Anyways, I just was reminded of how that anecdote made me think that we really have more freedom from religious influence in the States than we appreciate. I don't know if that is a common occurrence in Romania, or what sort of job she worked at, but I have never really heard of a preacher visiting a place of employment here and expecting to be honored. Although, I'm sure that it probably happens in Texas sometimes, lol...
Comment by Radu Andreiu on April 7, 2010 at 1:12pm
That has to be fought, it will put Romania into the dark ages if they ignore science. Do Romanians discuss evolution compared to creationism?

Mostly on the Internet. Most people, though, are not interested in the subject and I think would actually be for the whole "teach the controversy" non-sense.
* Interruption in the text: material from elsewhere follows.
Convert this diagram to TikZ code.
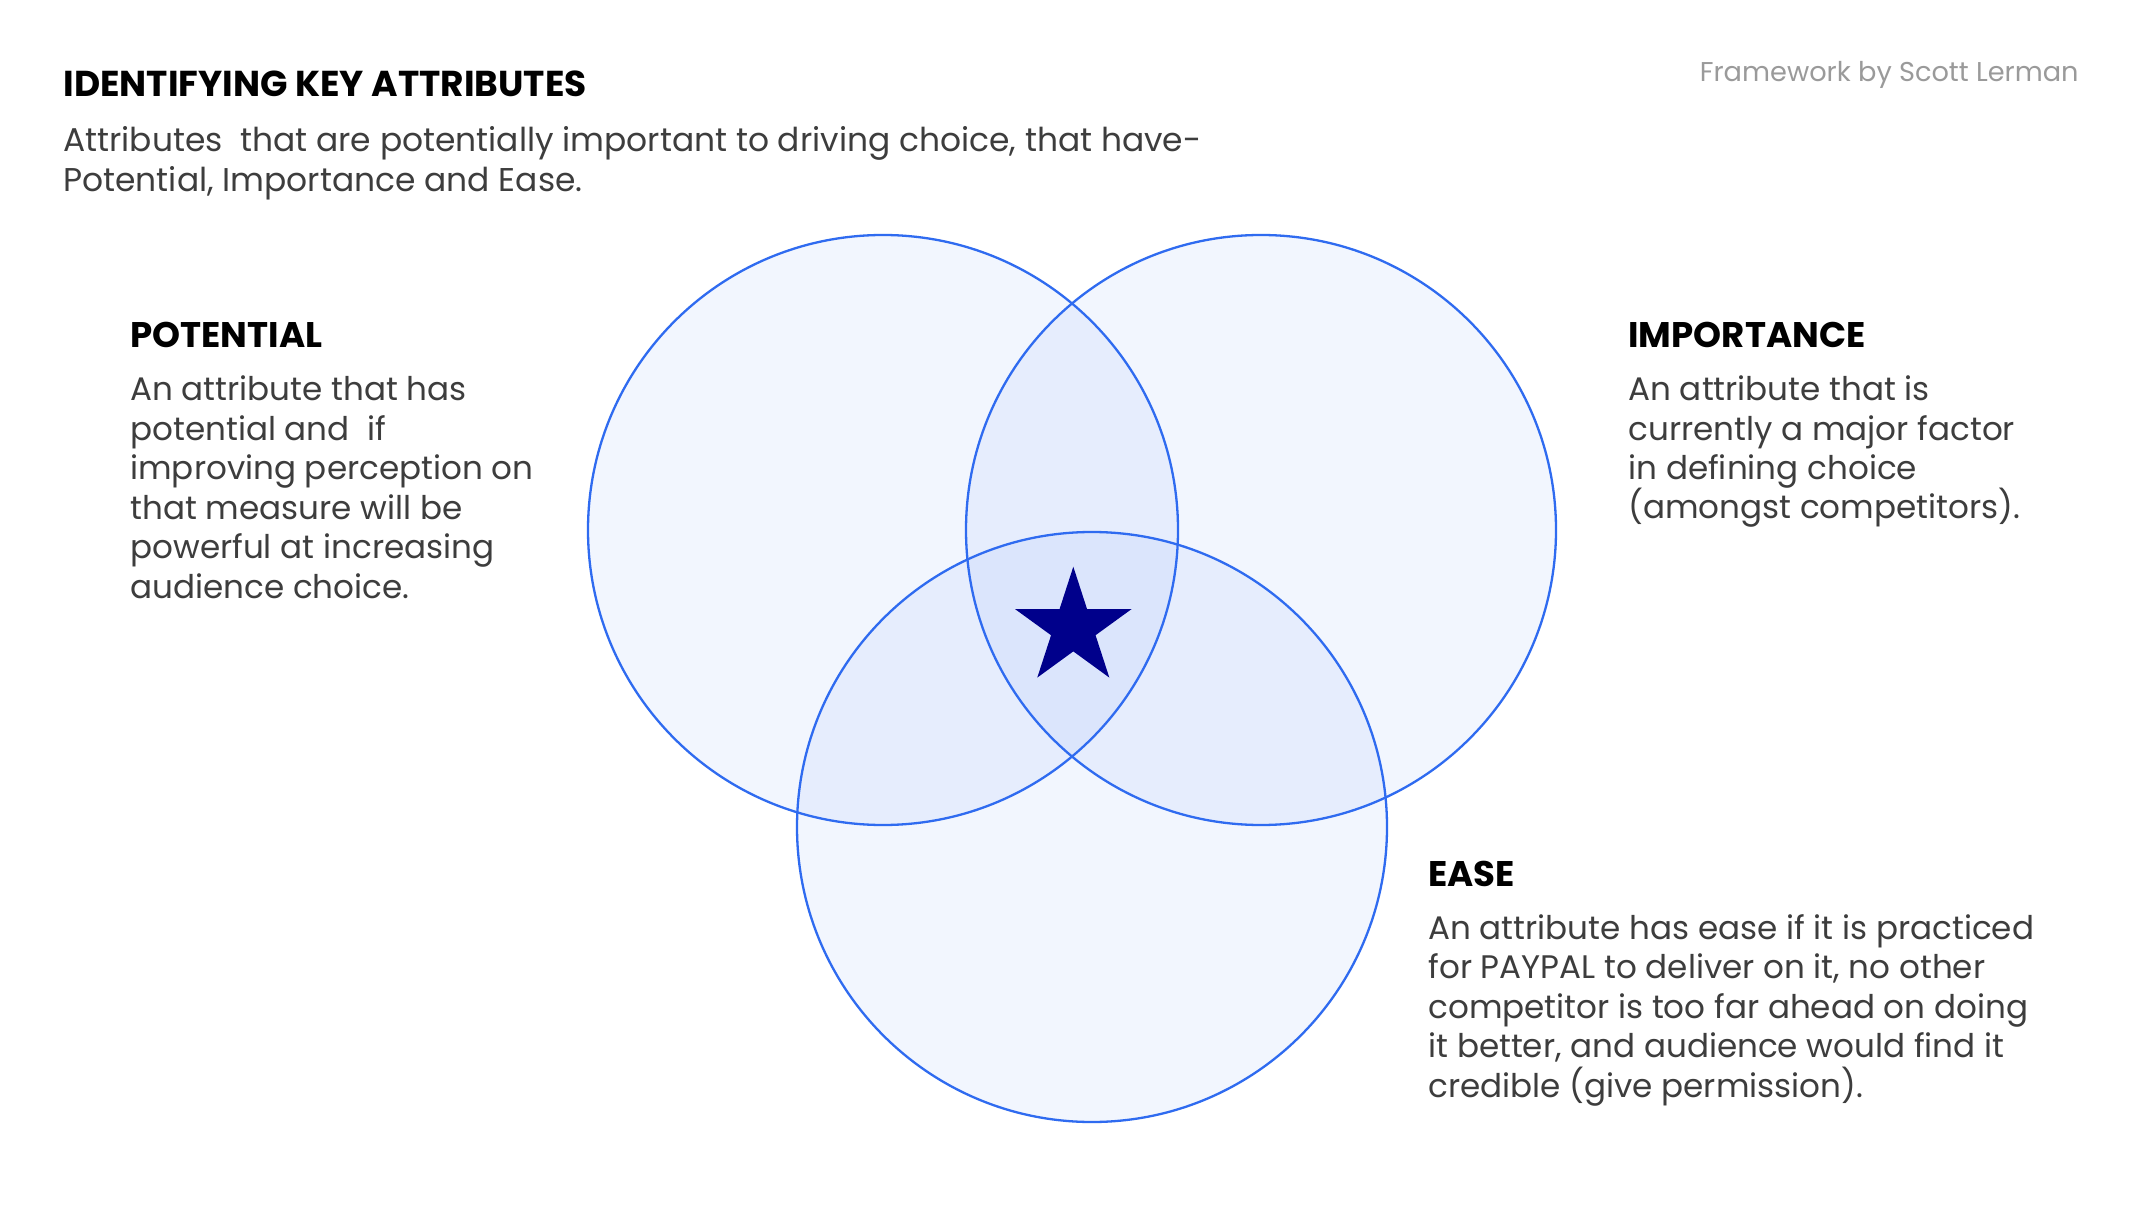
\documentclass[tikz,border=0pt]{standalone}
\usepackage{fontspec}
\setmainfont{Poppins}
\definecolor{ringblue}{HTML}{2F6BF0}
\definecolor{starblue}{HTML}{00008B}
\definecolor{bodygray}{HTML}{3D3D3D}
\definecolor{creditgray}{HTML}{9A9A9A}
\begin{document}
\begin{tikzpicture}[x=0.5bp,y=-0.5bp,
  ring/.style={draw=ringblue, line width=1.15bp},
  ringfill/.style={fill=ringblue, fill opacity=0.058},
  head/.style={anchor=base west, inner sep=0, text=black,
    font=\bfseries\fontsize{17.8bp}{21bp}\selectfont},
  % multi-line blocks are placed by the baseline of their last line
  body/.style={anchor=base west, inner sep=0, align=left, text=bodygray,
    font=\fontsize{16.3bp}{19.7bp}\selectfont},
]
\useasboundingbox (0,0) rectangle (2148,1206);
\fill[white] (0,0) rectangle (2148,1206);

% circle centres
\coordinate (cP) at (883,530);
\coordinate (cI) at (1261,530);
\coordinate (cE) at (1092,827);

% translucent discs, then their outlines on top
\foreach \c in {cP,cI,cE} \fill[ringfill] (\c) circle[radius=295];
\foreach \c in {cP,cI,cE} \draw[ring] (\c) circle[radius=295];

% star in the common region
\begin{scope}[shift={(1073.3,628)}]
  \fill[starblue] (0,-61.3) -- (13.75,-18.93) -- (58.3,-18.94) -- (22.25,7.23)
    -- (36.03,49.6) -- (0,23.4) -- (-36.03,49.6) -- (-22.25,7.23)
    -- (-58.3,-18.94) -- (-13.75,-18.93) -- cycle;
\end{scope}

% title block
\node[head, font=\bfseries\fontsize{18bp}{21bp}\selectfont] (title) at (63,97) {IDENTIFYING KEY ATTRIBUTES};
\node[body, font=\fontsize{16.45bp}{19.8bp}\selectfont] (intro) at (63,191.5) {Attributes\ \ that are potentially important to driving choice, that have-\\Potential, Importance and Ease.};
\node[anchor=base east, inner sep=0, text=creditgray, font=\fontsize{13.6bp}{17bp}\selectfont] (credit) at (2079,82) {Framework by Scott Lerman};

% potential
\node[head] (hP) at (130,348) {POTENTIAL};
\node[body] (tP) at (130,598) {An attribute that has\\potential and\ \ if\\improving perception on\\that measure will be\\powerful at increasing\\audience choice.};

% importance
\node[head] (hI) at (1628,348) {IMPORTANCE};
\node[body] (tI) at (1628,519) {An attribute that is\\currently a major factor\\in defining choice\\(amongst competitors).};

% ease
\node[head] (hE) at (1428,886) {EASE};
\node[body] (tE) at (1428,1097) {An attribute has ease if it is practiced\\for PAYPAL to deliver on it, no other\\competitor is too far ahead on doing\\it better, and audience would find it\\credible (give permission).};
\end{tikzpicture}
\end{document}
Anyway, religion isn't a very interesting subject either (except for the old and mostly rural folks) and people have this sense that it's something you make fun of, but not too much. I mean, most young people rarely go to church or do any rituals, except maybe in their own intimacy where some pray. It's okay to make fun of priests, fundamentalists or the pious, but not about God or Jesus (amongst ordinary people).

Anyway, it's not really like the Bible belt, but atheists are indeed hard to find here. I only know personally one real atheist and some who don't believe in any specific god, but in a "higher power" and who don't actually manifest their beliefs in any way.

On another note, I'd say that Romanians are mostly superstitious and believe in supernatural in different forms, so it's not a surprising thing to meet people who believe in all sorts of things, like reincarnation, karma, mediums, spirits and so on, and actually believe in God too.

To sum up, religion is not spoken about very often here so most people are moderate believers and very few are fundamentalists (at least in cities).